A few hints: Medtronic's magnet rate on their pacemakers is usually 85 b/min, St. Jude's newer devices have a magnet rate "about" 98.5, and Guidant's magnet rates are generally 100 b/min (some good numbers to know, by the way). All pacemakers have a reed switch that is sensitive to magnetic fields and forces the pacemaker to pace asynchronously at a set rate, irrespective of the patient's underlying rhythm (i.e., VOO mode or DOO mode). The rate of pacing seen is used to determine when the pacemaker's battery might be nearing its end of life.

Now, does this help explain what might be happening here? What about those spikes?

Anonymous said...

The huge flutter wages are also interesting. Almost 1/2 the amplitude of the QRS complexes. Does the patient have congenital heart disease? Or mitral stenosis?

Robert W Donnell said...

*I suspect this type of tracing occurs on monitors around the country…*

Many monitoring systems have a pacer mode that amplifies pacer spikes. Sometimes when in the pacer mode monitors create these spikes artifactually when in fact they are not present. But, there seem to be too many ventricular complexes following pacer spikes to be coincidence.

Now you’ve told us Guidant’s normal magnet rate. What is the EOL magnet rate? Surely not 214, which is the rate at which these pacer spikes seem to be occurring.

I’m struggling.

DrWes said...

RW-

No need to struggle. You're closer than you think.

Thanks to all who gave this such a good effort.

Every day in hospitals across the country, patients with pacemakers have their pacemaker checked by technicians, doctors or support personnel to make sure the pacemaker is functioning properly. To perform this task, a wand is placed over the device and a telemetry link established between the interrogating computer and the pacemaker as communication with the pacemaker occurs. As you mentioned, RW, software in many telemtry systems support a feature that augments the pacing spike so it is more visible on the telemtry strip during pacing output. Unfortunately, this same feature can be confused by the telemetry communication between the pacemaker and the programmer as output from the pacemaker, thereby adding artifactual spikes on the telemtry strips.

Therefore, those spikes are created by the software (as artifact) when the telemetry link is established between the programmer and the pacemaker itself. As part of the initial pacing interrogation, the programmer causes the pacemaker to briefly demonstrate its "magnet mode" to measure battery life, forcing asynchronous pacing at 100 beats per minute.
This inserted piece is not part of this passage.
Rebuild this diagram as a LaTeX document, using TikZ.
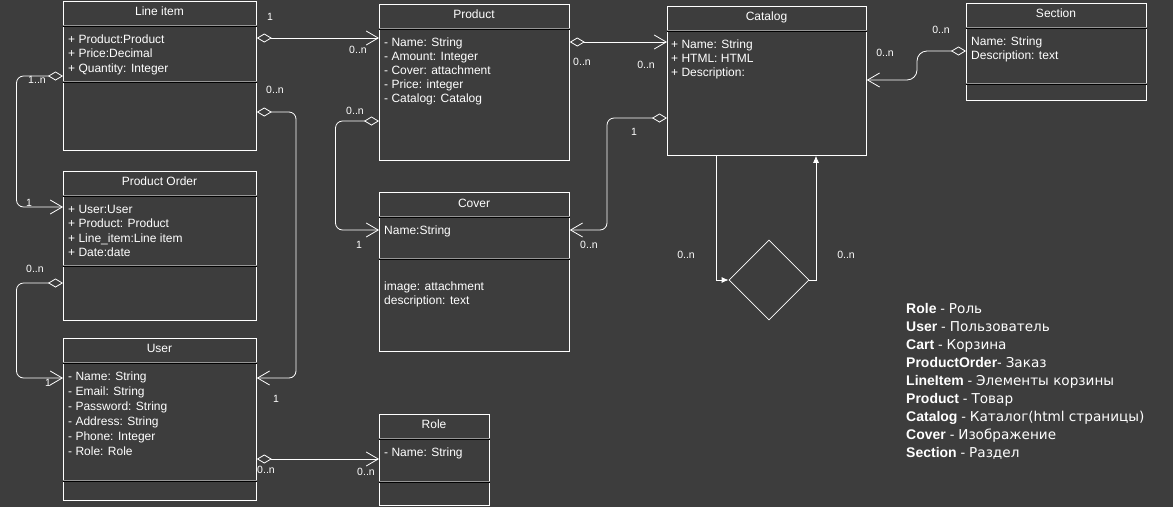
\documentclass[tikz,border=0pt]{standalone}
\usepackage{fontspec}
\setmainfont{Liberation Sans}
\newfontfamily\rusfont{DejaVu Sans}
\usetikzlibrary{arrows.meta,shapes.geometric}
\definecolor{bg}{RGB}{61,61,61}
\definecolor{sepgray}{RGB}{150,150,150}
\newcommand\rowsat[5]{\foreach \t [count=\i from 0] in {#5}{\node[rowtxt] (#1-\i) at (#2,{#3+#4*\i}) {\t};}}
\newcommand\ru[1]{{\rusfont\fontsize{13.6}{16}\selectfont #1}}
\begin{document}
\begin{tikzpicture}[x=1pt,y=-1pt,
  box/.style={draw=white,line width=0.8pt,fill=bg,anchor=north west,inner sep=0},
  ttl/.style={text=white,anchor=base,inner sep=0,font=\fontsize{12}{14}\selectfont},
  rowtxt/.style={text=white,anchor=base west,inner sep=0,font=\fontsize{12}{14}\selectfont},
  lbl/.style={text=white,inner sep=0,font=\fontsize{10.5}{12}\selectfont},
  leg/.style={text=white,anchor=base west,inner sep=0,font=\fontsize{14}{16}\selectfont},
  sepg/.style={draw=sepgray,line width=0.8pt},
  sepk/.style={draw=black,line width=0.8pt},
  assoc/.style={draw=white,line width=0.8pt,rounded corners=7,
    {Diamond[open,length=15pt,width=9pt]}-{Straight Barb[length=12pt,width=14pt]}},
  loop/.style={draw=white,line width=0.8pt,-{Latex[length=7pt,width=6pt]}}]
\fill[bg] (0,0) rectangle (1173,507);
\useasboundingbox (0,0) rectangle (1173,507);

% Line item
\node[box,minimum width=193,minimum height=149] (li) at (63,1) {};
\node[ttl] (li-t) at (159.5,15) {Line item};
\draw[sepg] (li.west |- 0,25.5) -- (li.east |- 0,25.5);
\draw[sepk] (li.west |- 0,26.8) -- (li.east |- 0,26.8);
\draw[sepg] (li.west |- 0,81.5) -- (li.east |- 0,81.5);
\draw[sepk] (li.west |- 0,82.8) -- (li.east |- 0,82.8);
\rowsat{li}{68}{43}{14.5}{+ Product:Product,+ Price:Decimal,+ Quantity: Integer}

% Product Order
\node[box,minimum width=193,minimum height=149] (po) at (63,171) {};
\node[ttl] (po-t) at (159.5,185) {Product Order};
\draw[sepg] (po.west |- 0,195.5) -- (po.east |- 0,195.5);
\draw[sepk] (po.west |- 0,196.8) -- (po.east |- 0,196.8);
\draw[sepg] (po.west |- 0,265.5) -- (po.east |- 0,265.5);
\draw[sepk] (po.west |- 0,266.8) -- (po.east |- 0,266.8);
\rowsat{po}{68}{213}{14.5}{+ User:User,+ Product: Product,+ Line\_item:Line item,+ Date:date}

% User
\node[box,minimum width=193,minimum height=162] (user) at (63,338) {};
\node[ttl] (user-t) at (159.5,352) {User};
\draw[sepg] (user.west |- 0,362.5) -- (user.east |- 0,362.5);
\draw[sepk] (user.west |- 0,363.8) -- (user.east |- 0,363.8);
\draw[sepg] (user.west |- 0,480.5) -- (user.east |- 0,480.5);
\draw[sepk] (user.west |- 0,481.8) -- (user.east |- 0,481.8);
\rowsat{user}{68}{380}{15}{- Name: String,- Email: String,- Password: String,- Address: String,- Phone: Integer,- Role: Role}

% Role
\node[box,minimum width=110,minimum height=91] (role) at (379,414) {};
\node[ttl] (role-t) at (434,428) {Role};
\draw[sepg] (role.west |- 0,438.5) -- (role.east |- 0,438.5);
\draw[sepk] (role.west |- 0,439.8) -- (role.east |- 0,439.8);
\draw[sepg] (role.west |- 0,481.5) -- (role.east |- 0,481.5);
\draw[sepk] (role.west |- 0,482.8) -- (role.east |- 0,482.8);
\node[rowtxt] (role-0) at (384,456) {- Name: String};

% Product
\node[box,minimum width=190,minimum height=156] (prod) at (379,4) {};
\node[ttl] (prod-t) at (474,18) {Product};
\draw[sepg] (prod.west |- 0,28.5) -- (prod.east |- 0,28.5);
\draw[sepk] (prod.west |- 0,29.8) -- (prod.east |- 0,29.8);
\rowsat{prod}{384}{46}{14}{- Name: String,- Amount: Integer,- Cover: attachment,- Price: integer,- Catalog: Catalog}

% Cover
\node[box,minimum width=190,minimum height=159] (cover) at (379,192) {};
\node[ttl] (cover-t) at (474,207) {Cover};
\draw[sepg] (cover.west |- 0,216.5) -- (cover.east |- 0,216.5);
\draw[sepk] (cover.west |- 0,217.8) -- (cover.east |- 0,217.8);
\draw[sepg] (cover.west |- 0,258.5) -- (cover.east |- 0,258.5);
\draw[sepk] (cover.west |- 0,259.8) -- (cover.east |- 0,259.8);
\node[rowtxt] (cover-0) at (384,234) {Name:String};
\node[rowtxt] (cover-1) at (384,290) {image: attachment};
\node[rowtxt] (cover-2) at (384,304) {description: text};

% Catalog
\node[box,minimum width=199,minimum height=149] (cat) at (667,6) {};
\node[ttl] (cat-t) at (766.5,20) {Catalog};
\draw[sepg] (cat.west |- 0,30.5) -- (cat.east |- 0,30.5);
\draw[sepk] (cat.west |- 0,31.8) -- (cat.east |- 0,31.8);
\rowsat{cat}{671}{48}{14}{+ Name: String,+ HTML: HTML,+ Description:}

% Section
\node[box,minimum width=180,minimum height=97] (sec) at (966,3) {};
\node[ttl] (sec-t) at (1056,17) {Section};
\draw[sepg] (sec.west |- 0,27.5) -- (sec.east |- 0,27.5);
\draw[sepk] (sec.west |- 0,28.8) -- (sec.east |- 0,28.8);
\draw[sepg] (sec.west |- 0,83.5) -- (sec.east |- 0,83.5);
\draw[sepk] (sec.west |- 0,84.8) -- (sec.east |- 0,84.8);
\rowsat{sec}{971}{45}{14}{Name: String,Description: text}

% Diamond (relationship)
\node[draw=white,line width=0.8pt,diamond,minimum width=80,minimum height=80,inner sep=0] (dia) at (769,280) {};

% Connectors
\draw[assoc] (li.east |- 0,38) -- (prod.west |- 0,38);
\node[lbl] (l1a) at (270,17) {1};
\node[lbl] (l1b) at (358,50) {0..n};

\draw[assoc] (li.east |- 0,112) -- (296,112) -- (296,378) -- (user.east |- 0,378);
\node[lbl] (l2a) at (275,90) {0..n};
\node[lbl] (l2b) at (276,399) {1};

\draw[assoc] (li.west |- 0,76) -- (16.5,76) -- (16.5,207) -- (po.west |- 0,207);
\node[lbl] (l3a) at (37,80) {1..n};
\node[lbl] (l3b) at (29,203) {1};

\draw[assoc] (po.west |- 0,283) -- (16.5,283) -- (16.5,378) -- (user.west |- 0,378);
\node[lbl] (l4a) at (35,269) {0..n};
\node[lbl] (l4b) at (48,383) {1};

\draw[assoc] (user.east |- 0,459) -- (role.west |- 0,459);
\node[lbl] (l5a) at (266,470) {0..n};
\node[lbl] (l5b) at (366,472) {0..n};

\draw[assoc] (prod.west |- 0,121) -- (335.5,121) -- (335.5,230) -- (cover.west |- 0,230);
\node[lbl] (l6a) at (355,111) {0..n};
\node[lbl] (l6b) at (359,245) {1};

\draw[assoc] (prod.east |- 0,42) -- (cat.west |- 0,42);
\node[lbl] (l7a) at (582,62) {0..n};
\node[lbl] (l7b) at (646,65) {0..n};

\draw[assoc] (cat.west |- 0,118) -- (607,118) -- (607,230) -- (cover.east |- 0,230);
\node[lbl] (l8a) at (634,132) {1};
\node[lbl] (l8b) at (589,245) {0..n};

\draw[assoc,rounded corners=10] (sec.west |- 0,51) -- (917,51) -- (917,80) -- (cat.east |- 0,80);
\node[lbl] (l9a) at (941,30) {0..n};
\node[lbl] (l9b) at (885,53) {0..n};

\draw[loop] (cat.south -| 716,0) -- (716,280) -- (dia.west);
\draw[loop] (dia.east) -- (816,280) -- (cat.south -| 816,0);
\node[lbl] (l10a) at (686,255) {0..n};
\node[lbl] (l10b) at (846,255) {0..n};

% Legend
\node[leg] (g0) at (906,313) {\textbf{Role} - \ru{Роль}};
\node[leg] (g1) at (906,331) {\textbf{User} - \ru{Пользователь}};
\node[leg] (g2) at (906,349) {\textbf{Cart} - \ru{Корзина}};
\node[leg] (g3) at (906,367) {\textbf{ProductOrder}- \ru{Заказ}};
\node[leg] (g4) at (906,385) {\textbf{LineItem} - \ru{Элементы корзины}};
\node[leg] (g5) at (906,403) {\textbf{Product} - \ru{Товар}};
\node[leg] (g6) at (906,421) {\textbf{Catalog} - \ru{Каталог(html страницы)}};
\node[leg] (g7) at (906,439) {\textbf{Cover} - \ru{Изображение}};
\node[leg] (g8) at (906,457) {\textbf{Section} - \ru{Раздел}};
\end{tikzpicture}
\end{document}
The occassional gaps in pacing capture are caused by the patient's intrinsic QRS complex rendering the ventricle refractory to capture (note the occassional narrow QRS complexes between the wide paced beats).

Now, that wasn't so bad, was it?

Hope this was helpful-

-Wes

S. Lowe said...

Lord a mercy ...no fair for us third worlders!! I got the flutter and something ventricular going on but...pacemakers are still not a common ER occurence here and are found almost solely in our cardiology practices among a 20% of patients who might be able to afford them. So since I'm about to 'move up in the world', thx for this heads up!